* [SUPPLIED MATERIAL]
· · ·
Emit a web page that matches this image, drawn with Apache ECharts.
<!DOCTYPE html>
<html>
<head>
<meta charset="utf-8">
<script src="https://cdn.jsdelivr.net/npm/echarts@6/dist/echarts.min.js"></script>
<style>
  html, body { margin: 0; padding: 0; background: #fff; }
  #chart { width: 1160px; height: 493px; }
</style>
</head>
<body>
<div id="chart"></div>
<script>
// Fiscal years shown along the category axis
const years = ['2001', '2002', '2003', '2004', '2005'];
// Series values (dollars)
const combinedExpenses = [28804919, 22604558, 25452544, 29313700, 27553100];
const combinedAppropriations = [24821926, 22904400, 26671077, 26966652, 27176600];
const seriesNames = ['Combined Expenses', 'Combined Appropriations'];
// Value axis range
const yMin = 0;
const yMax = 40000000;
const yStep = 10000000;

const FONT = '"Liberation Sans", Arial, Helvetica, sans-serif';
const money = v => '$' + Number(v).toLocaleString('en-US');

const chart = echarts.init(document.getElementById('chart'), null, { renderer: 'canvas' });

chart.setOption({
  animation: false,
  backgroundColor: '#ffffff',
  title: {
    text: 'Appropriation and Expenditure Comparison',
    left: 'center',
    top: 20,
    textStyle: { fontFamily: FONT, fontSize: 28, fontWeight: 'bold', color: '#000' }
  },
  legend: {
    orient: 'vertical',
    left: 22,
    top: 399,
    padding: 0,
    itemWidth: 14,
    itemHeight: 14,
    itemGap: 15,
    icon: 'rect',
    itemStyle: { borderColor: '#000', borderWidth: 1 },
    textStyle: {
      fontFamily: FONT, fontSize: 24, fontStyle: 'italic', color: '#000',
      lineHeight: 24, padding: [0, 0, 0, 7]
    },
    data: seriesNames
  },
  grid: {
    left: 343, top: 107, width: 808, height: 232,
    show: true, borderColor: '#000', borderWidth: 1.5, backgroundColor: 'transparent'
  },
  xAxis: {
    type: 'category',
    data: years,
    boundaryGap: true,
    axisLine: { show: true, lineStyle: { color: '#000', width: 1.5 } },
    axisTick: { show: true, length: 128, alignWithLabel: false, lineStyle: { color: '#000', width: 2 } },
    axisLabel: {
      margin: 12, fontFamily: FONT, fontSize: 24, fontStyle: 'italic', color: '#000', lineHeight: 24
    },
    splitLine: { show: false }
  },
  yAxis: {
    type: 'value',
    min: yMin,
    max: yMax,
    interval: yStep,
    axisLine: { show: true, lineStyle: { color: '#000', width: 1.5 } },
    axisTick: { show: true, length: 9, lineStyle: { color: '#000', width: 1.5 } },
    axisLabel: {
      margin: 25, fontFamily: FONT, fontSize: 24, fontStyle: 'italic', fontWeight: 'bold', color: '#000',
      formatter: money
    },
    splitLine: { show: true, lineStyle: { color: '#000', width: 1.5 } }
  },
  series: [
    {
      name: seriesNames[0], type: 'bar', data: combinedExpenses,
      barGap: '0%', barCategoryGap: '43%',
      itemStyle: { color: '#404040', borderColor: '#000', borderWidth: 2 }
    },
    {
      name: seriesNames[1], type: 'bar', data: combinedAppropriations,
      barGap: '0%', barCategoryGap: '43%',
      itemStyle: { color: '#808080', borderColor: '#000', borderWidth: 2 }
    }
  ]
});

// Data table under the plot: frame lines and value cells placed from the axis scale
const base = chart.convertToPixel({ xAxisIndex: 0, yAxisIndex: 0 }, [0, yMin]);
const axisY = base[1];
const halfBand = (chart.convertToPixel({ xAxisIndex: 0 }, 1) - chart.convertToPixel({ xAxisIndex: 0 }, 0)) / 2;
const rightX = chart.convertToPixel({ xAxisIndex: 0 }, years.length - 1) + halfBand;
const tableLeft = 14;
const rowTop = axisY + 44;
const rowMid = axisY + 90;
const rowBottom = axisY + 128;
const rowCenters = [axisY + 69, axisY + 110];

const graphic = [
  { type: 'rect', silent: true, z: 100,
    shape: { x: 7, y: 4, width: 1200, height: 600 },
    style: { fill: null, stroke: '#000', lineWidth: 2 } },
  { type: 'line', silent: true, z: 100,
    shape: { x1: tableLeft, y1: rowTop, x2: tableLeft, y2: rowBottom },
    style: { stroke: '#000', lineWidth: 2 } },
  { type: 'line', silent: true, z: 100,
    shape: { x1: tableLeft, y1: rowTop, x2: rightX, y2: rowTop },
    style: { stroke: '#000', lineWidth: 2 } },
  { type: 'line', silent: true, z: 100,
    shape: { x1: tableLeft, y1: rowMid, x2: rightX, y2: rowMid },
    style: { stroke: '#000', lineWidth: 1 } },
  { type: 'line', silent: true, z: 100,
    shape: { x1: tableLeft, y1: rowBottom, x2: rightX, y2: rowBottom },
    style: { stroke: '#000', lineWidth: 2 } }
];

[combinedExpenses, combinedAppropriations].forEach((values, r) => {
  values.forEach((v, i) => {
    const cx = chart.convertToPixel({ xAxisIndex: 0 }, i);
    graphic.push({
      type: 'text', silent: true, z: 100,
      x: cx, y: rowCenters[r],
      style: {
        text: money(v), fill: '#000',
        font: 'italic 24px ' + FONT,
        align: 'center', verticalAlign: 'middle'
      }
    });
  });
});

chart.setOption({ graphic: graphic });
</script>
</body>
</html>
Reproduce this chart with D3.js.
· · ·
* [SHORT EXERCISE]
Write out all of the records once more, exactly.

* [RESULT OF THE EXERCISE]
Emit a web page that matches this image, drawn with Apache ECharts.
<!DOCTYPE html>
<html>
<head>
<meta charset="utf-8">
<script src="https://cdn.jsdelivr.net/npm/echarts@6/dist/echarts.min.js"></script>
<style>
  html, body { margin: 0; padding: 0; background: #fff; }
  #chart { width: 1160px; height: 493px; }
</style>
</head>
<body>
<div id="chart"></div>
<script>
// Fiscal years shown along the category axis
const years = ['2001', '2002', '2003', '2004', '2005'];
// Series values (dollars)
const combinedExpenses = [28804919, 22604558, 25452544, 29313700, 27553100];
const combinedAppropriations = [24821926, 22904400, 26671077, 26966652, 27176600];
const seriesNames = ['Combined Expenses', 'Combined Appropriations'];
// Value axis range
const yMin = 0;
const yMax = 40000000;
const yStep = 10000000;

const FONT = '"Liberation Sans", Arial, Helvetica, sans-serif';
const money = v => '$' + Number(v).toLocaleString('en-US');

const chart = echarts.init(document.getElementById('chart'), null, { renderer: 'canvas' });

chart.setOption({
  animation: false,
  backgroundColor: '#ffffff',
  title: {
    text: 'Appropriation and Expenditure Comparison',
    left: 'center',
    top: 20,
    textStyle: { fontFamily: FONT, fontSize: 28, fontWeight: 'bold', color: '#000' }
  },
  legend: {
    orient: 'vertical',
    left: 22,
    top: 399,
    padding: 0,
    itemWidth: 14,
    itemHeight: 14,
    itemGap: 15,
    icon: 'rect',
    itemStyle: { borderColor: '#000', borderWidth: 1 },
    textStyle: {
      fontFamily: FONT, fontSize: 24, fontStyle: 'italic', color: '#000',
      lineHeight: 24, padding: [0, 0, 0, 7]
    },
    data: seriesNames
  },
  grid: {
    left: 343, top: 107, width: 808, height: 232,
    show: true, borderColor: '#000', borderWidth: 1.5, backgroundColor: 'transparent'
  },
  xAxis: {
    type: 'category',
    data: years,
    boundaryGap: true,
    axisLine: { show: true, lineStyle: { color: '#000', width: 1.5 } },
    axisTick: { show: true, length: 128, alignWithLabel: false, lineStyle: { color: '#000', width: 2 } },
    axisLabel: {
      margin: 12, fontFamily: FONT, fontSize: 24, fontStyle: 'italic', color: '#000', lineHeight: 24
    },
    splitLine: { show: false }
  },
  yAxis: {
    type: 'value',
    min: yMin,
    max: yMax,
    interval: yStep,
    axisLine: { show: true, lineStyle: { color: '#000', width: 1.5 } },
    axisTick: { show: true, length: 9, lineStyle: { color: '#000', width: 1.5 } },
    axisLabel: {
      margin: 25, fontFamily: FONT, fontSize: 24, fontStyle: 'italic', fontWeight: 'bold', color: '#000',
      formatter: money
    },
    splitLine: { show: true, lineStyle: { color: '#000', width: 1.5 } }
  },
  series: [
    {
      name: seriesNames[0], type: 'bar', data: combinedExpenses,
      barGap: '0%', barCategoryGap: '43%',
      itemStyle: { color: '#404040', borderColor: '#000', borderWidth: 2 }
    },
    {
      name: seriesNames[1], type: 'bar', data: combinedAppropriations,
      barGap: '0%', barCategoryGap: '43%',
      itemStyle: { color: '#808080', borderColor: '#000', borderWidth: 2 }
    }
  ]
});

// Data table under the plot: frame lines and value cells placed from the axis scale
const base = chart.convertToPixel({ xAxisIndex: 0, yAxisIndex: 0 }, [0, yMin]);
const axisY = base[1];
const halfBand = (chart.convertToPixel({ xAxisIndex: 0 }, 1) - chart.convertToPixel({ xAxisIndex: 0 }, 0)) / 2;
const rightX = chart.convertToPixel({ xAxisIndex: 0 }, years.length - 1) + halfBand;
const tableLeft = 14;
const rowTop = axisY + 44;
const rowMid = axisY + 90;
const rowBottom = axisY + 128;
const rowCenters = [axisY + 69, axisY + 110];

const graphic = [
  { type: 'rect', silent: true, z: 100,
    shape: { x: 7, y: 4, width: 1200, height: 600 },
    style: { fill: null, stroke: '#000', lineWidth: 2 } },
  { type: 'line', silent: true, z: 100,
    shape: { x1: tableLeft, y1: rowTop, x2: tableLeft, y2: rowBottom },
    style: { stroke: '#000', lineWidth: 2 } },
  { type: 'line', silent: true, z: 100,
    shape: { x1: tableLeft, y1: rowTop, x2: rightX, y2: rowTop },
    style: { stroke: '#000', lineWidth: 2 } },
  { type: 'line', silent: true, z: 100,
    shape: { x1: tableLeft, y1: rowMid, x2: rightX, y2: rowMid },
    style: { stroke: '#000', lineWidth: 1 } },
  { type: 'line', silent: true, z: 100,
    shape: { x1: tableLeft, y1: rowBottom, x2: rightX, y2: rowBottom },
    style: { stroke: '#000', lineWidth: 2 } }
];

[combinedExpenses, combinedAppropriations].forEach((values, r) => {
  values.forEach((v, i) => {
    const cx = chart.convertToPixel({ xAxisIndex: 0 }, i);
    graphic.push({
      type: 'text', silent: true, z: 100,
      x: cx, y: rowCenters[r],
      style: {
        text: money(v), fill: '#000',
        font: 'italic 24px ' + FONT,
        align: 'center', verticalAlign: 'middle'
      }
    });
  });
});

chart.setOption({ graphic: graphic });
</script>
</body>
</html>
Reproduce this chart with D3.js.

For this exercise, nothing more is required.